### Direction:
Your task is to retype the lines from the opening of the material through the line that includes "growth_rate = [None, -3.8, -6.4, -14.3, -6.1, -9.6]". Do not copy the pictures.

========

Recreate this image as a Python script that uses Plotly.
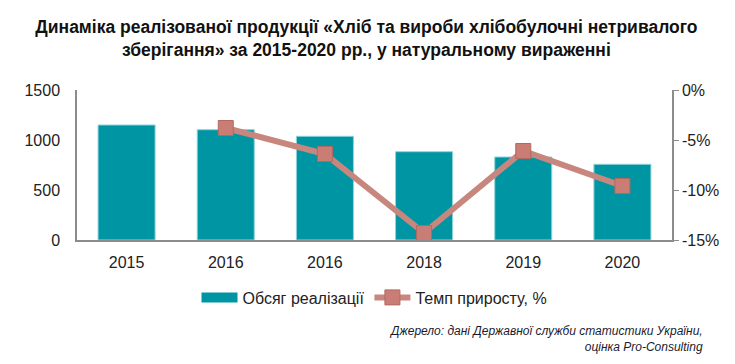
import plotly.graph_objects as go

categories = ["2015", "2016", "2016", "2018", "2019", "2020"]
sales_volume = [1150, 1103, 1037, 883, 830, 757]
growth_rate = [None, -3.8, -6.4, -14.3, -6.1, -9.6]

left_ticks = [0, 500, 1000, 1500]
right_ticks = [0, -5, -10, -15]
right_tick_labels = ["0%", "-5%", "-10%", "-15%"]

xpos = list(range(len(categories)))

BAR_COLOR = "#0095a3"

fig = go.Figure()
fig.add_trace(go.Bar(
    x=xpos, y=sales_volume, name="Обсяг реалізації",
    marker=dict(color=BAR_COLOR, line=dict(color="#8fd3da", width=1)),
    width=0.575, yaxis="y", showlegend=False,
))
# legend-only entry to get the wide rectangular swatch
fig.add_trace(go.Scatter(
    x=[None], y=[None], name="Обсяг реалізації", mode="lines",
    line=dict(color=BAR_COLOR, width=10), yaxis="y",
))
fig.add_trace(go.Scatter(
    x=xpos, y=growth_rate, name="Темп приросту, %", mode="lines+markers",
    line=dict(color="#c8877e", width=6),
    marker=dict(symbol="square", size=15, color="#c97d74",
                line=dict(color="#b5685f", width=1)),
    yaxis="y2", connectgaps=False,
))

fig.update_layout(
    width=727, height=356,
    margin=dict(l=69, r=63, t=82, b=124),
    paper_bgcolor="white", plot_bgcolor="white",
    font=dict(family="Liberation Sans, Arial, sans-serif", color="#222222", size=16),
    title=dict(
        text="Динаміка реалізованої продукції «Хліб та вироби хлібобулочні нетривалого<br>зберігання» за 2015-2020 рр., у натуральному вираженні",
        x=0.493, xanchor="center", y=0.929, yanchor="top",
        font=dict(family="Liberation Sans Narrow, Arial Narrow, Liberation Sans, Arial, sans-serif",
                  size=17.5, color="#111111", weight="bold"),
    ),
    xaxis=dict(
        tickvals=xpos, ticktext=categories, range=[-0.5, 5.5],
        showline=True, linecolor="#8c8c8c", linewidth=2, ticks="",
        showgrid=False, zeroline=False, tickfont=dict(size=16, color="#222222"),
        ticklabelstandoff=7,
    ),
    yaxis=dict(
        range=[0, 1500], tickvals=left_ticks, showline=True, linecolor="#8c8c8c",
        linewidth=1.5, showgrid=False, zeroline=False, ticks="",
        tickfont=dict(size=16, color="#222222"), ticklabelstandoff=12,
    ),
    yaxis2=dict(
        range=[-15, 0], tickvals=right_ticks, ticktext=right_tick_labels,
        overlaying="y", side="right", showline=True, linecolor="#8c8c8c",
        linewidth=1.5, showgrid=False, zeroline=False, ticks="outside",
        ticklen=5, tickcolor="#8c8c8c", tickfont=dict(size=16, color="#222222"),
    ),
    legend=dict(
        orientation="h", x=0.5, xanchor="center", y=-0.27, yanchor="top",
        font=dict(size=16, color="#222222"), bgcolor="rgba(0,0,0,0)",
        itemwidth=36, traceorder="normal",
    ),
    showlegend=True,
)

fig.add_annotation(
    text="<i>Джерело: дані Державної служби статистики України,<br>оцінка Pro-Consulting</i>",
    xref="paper", yref="paper", x=1.055, y=-0.546, xanchor="right", yanchor="top",
    align="right", showarrow=False,
    font=dict(size=12, color="#1a1a2e", family="Liberation Sans, Arial, sans-serif"),
)

fig.write_html("out.html")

========

### Correct answer:
Recreate this image as a Python script that uses Plotly.
import plotly.graph_objects as go

categories = ["2015", "2016", "2016", "2018", "2019", "2020"]
sales_volume = [1150, 1103, 1037, 883, 830, 757]
growth_rate = [None, -3.8, -6.4, -14.3, -6.1, -9.6]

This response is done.